When we look to Jesus, we look to one who himself endured the greatest of pain and shame — the cross — by looking to his reward: for the joy that was set before him, that is, being seated at his Father’s right hand. He finished his course, looking to the reward. And so too, in like fashion, and looking to him, Hebrews would have us run our race with endurance, not grow weary or fainthearted, but lift our drooping hands and strengthen our weak knees (Hebrews 12:1, 3, 12).
Like a Christian
But Jesus not only taught us to look to the reward, and then practiced what he taught. In finishing his course, and achieving the victory of the cross, he secured us, who have faith in him, as his own. Mark this: we do not earn him with our holy grit, but he earned us with his. We press on, as Paul did, “because Christ Jesus has made me his own” (Philippians 3:12). Don’t reverse the order. Slavery or freedom hangs on the sequence. Christ’s perfect grit comes first, which then makes our imperfect but growing effort possible.
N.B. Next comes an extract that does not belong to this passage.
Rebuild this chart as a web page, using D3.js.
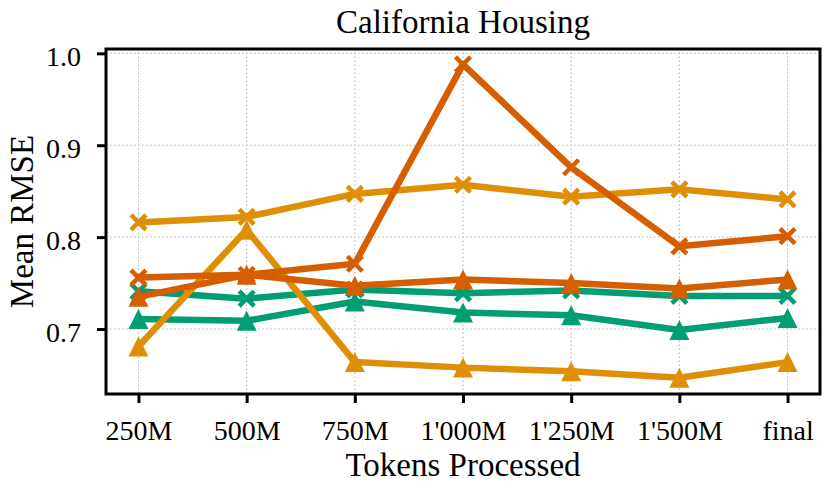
<!DOCTYPE html>
<html>
<head>
<meta charset="utf-8">
<script src="https://cdn.jsdelivr.net/npm/d3@7"></script>
<style>
  body { margin: 0; background: #fff; }
  svg { display: block; font-family: "Liberation Serif", "DejaVu Serif", serif; }
</style>
</head>
<body>
<svg id="chart"></svg>
<script>
// data
const tokenLabels = ["250M", "500M", "750M", "1'000M", "1'250M", "1'500M", "final"];
const yTicks = [0.7, 0.8, 0.9, 1.0];

const orangeCross = [0.816, 0.822, 0.847, 0.857, 0.844, 0.852, 0.841];
const orangeTri   = [0.681, 0.808, 0.664, 0.658, 0.654, 0.647, 0.664];
const greenCross  = [0.741, 0.733, 0.743, 0.739, 0.742, 0.736, 0.736];
const greenTri    = [0.711, 0.709, 0.730, 0.718, 0.715, 0.699, 0.712];
const redCross    = [0.756, 0.759, 0.771, 0.988, 0.876, 0.790, 0.801];
const redTri      = [0.735, 0.759, 0.747, 0.754, 0.750, 0.744, 0.754];

// draw order: green under orange under red
const series = [
    { values: greenCross,  color: "#029E73", marker: "x" },
    { values: greenTri,    color: "#029E73", marker: "tri" },
    { values: orangeCross, color: "#DE8F05", marker: "x" },
    { values: orangeTri,   color: "#DE8F05", marker: "tri" },
    { values: redCross,    color: "#D55E00", marker: "x" },
    { values: redTri,      color: "#D55E00", marker: "tri" },
];

const width = 829;
const height = 492;
const margin = { top: 49, right: 9, bottom: 98, left: 106 };

const svg = d3.select("#chart").attr("width", width).attr("height", height);

// 比例尺
const x = d3.scaleLinear()
    .domain([-0.3, tokenLabels.length - 1 + 0.3])
    .range([margin.left, width - margin.right]);
const y = d3.scaleLinear()
    .domain([0.6293, 1.0047])
    .range([height - margin.bottom, margin.top]);

// grid
const grid = svg.append("g")
    .attr("stroke", "#b0b0b0")
    .attr("stroke-width", 1)
    .attr("stroke-dasharray", "1.5,2.5");
grid.selectAll(".vg")
    .data(d3.range(tokenLabels.length))
    .enter().append("line")
    .attr("x1", d => x(d)).attr("x2", d => x(d))
    .attr("y1", y.range()[0]).attr("y2", y.range()[1]);
grid.selectAll(".hg")
    .data(yTicks)
    .enter().append("line")
    .attr("x1", x.range()[0]).attr("x2", x.range()[1])
    .attr("y1", d => y(d)).attr("y2", d => y(d));

// lines + markers
const line = d3.line()
    .x((d, i) => x(i))
    .y(d => y(d));

const triPath = (cx, cy) => {
    const h = 10;
    return `M${cx},${cy - h}L${cx - h},${cy + h}L${cx + h},${cy + h}Z`;
};

series.forEach(s => {
    const g = svg.append("g");
    g.append("path")
        .attr("d", line(s.values))
        .attr("fill", "none")
        .attr("stroke", s.color)
        .attr("stroke-width", 6.5)
        .attr("stroke-linejoin", "round");
    if (s.marker === "tri") {
        g.selectAll("path.m")
            .data(s.values)
            .enter().append("path")
            .attr("class", "m")
            .attr("d", (d, i) => triPath(x(i), y(d)))
            .attr("fill", s.color);
    } else {
        const a = 7.5;
        const m = g.selectAll("g.m")
            .data(s.values)
            .enter().append("g")
            .attr("class", "m")
            .attr("transform", (d, i) => "translate(" + x(i) + "," + y(d) + ")")
            .attr("stroke", s.color)
            .attr("stroke-width", 4.5);
        m.append("line").attr("x1", -a).attr("y1", -a).attr("x2", a).attr("y2", a);
        m.append("line").attr("x1", -a).attr("y1", a).attr("x2", a).attr("y2", -a);
    }
});

// frame
svg.append("rect")
    .attr("x", x.range()[0]).attr("y", y.range()[1])
    .attr("width", x.range()[1] - x.range()[0])
    .attr("height", y.range()[0] - y.range()[1])
    .attr("fill", "none")
    .attr("stroke", "#000")
    .attr("stroke-width", 3);

// axes
const xAxis = d3.axisBottom(x)
    .tickValues(d3.range(tokenLabels.length))
    .tickFormat(i => tokenLabels[i])
    .tickSize(9)
    .tickPadding(17);
const yAxis = d3.axisLeft(y)
    .tickValues(yTicks)
    .tickFormat(d3.format(".1f"))
    .tickSize(9)
    .tickPadding(16);

const gx = svg.append("g")
    .attr("transform", "translate(0," + y.range()[0] + ")")
    .call(xAxis);
const gy = svg.append("g")
    .attr("transform", "translate(" + x.range()[0] + ",0)")
    .call(yAxis);

[gx, gy].forEach(g => {
    g.select(".domain").remove();
    g.selectAll(".tick line").attr("stroke", "#000").attr("stroke-width", 3);
    g.selectAll(".tick text")
        .attr("fill", "#000")
        .style("font-size", "28px")
        .style("font-family", "Liberation Serif");
});
gy.selectAll(".tick text").attr("dy", "0.45em");

// labels
svg.append("text")
    .attr("x", (x.range()[0] + x.range()[1]) / 2)
    .attr("y", 33)
    .attr("text-anchor", "middle")
    .style("font-size", "33px")
    .text("California Housing");

svg.append("text")
    .attr("x", (x.range()[0] + x.range()[1]) / 2)
    .attr("y", 476)
    .attr("text-anchor", "middle")
    .style("font-size", "33px")
    .text("Tokens Processed");

svg.append("text")
    .attr("transform", "translate(33," + (y.range()[0] + y.range()[1]) / 2 + ") rotate(-90)")
    .attr("text-anchor", "middle")
    .style("font-size", "33px")
    .text("Mean RMSE");
</script>
</body>
</html>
Or, you might say, Christ’s full acceptance comes first; then he goes to work on our work ethic.
So, a common thread links the work ethic of soldiers, athletes, farmers, Christ himself, and Christians alike: we recognize and own the particulars of our calling; we exercise self-control to overcome the immediate desires of the flesh; we endure in discomfort, with God’s help, for the reward, the greater joy promised at the end, which streams into the present to give meaning and strength to keep straining and striving.
And what makes it particularly Christian, and not simply human, is this: we do all our pressing on, from fullness and security of soul, not emptiness and insecurity, knowing that Christ Jesus has made me his own.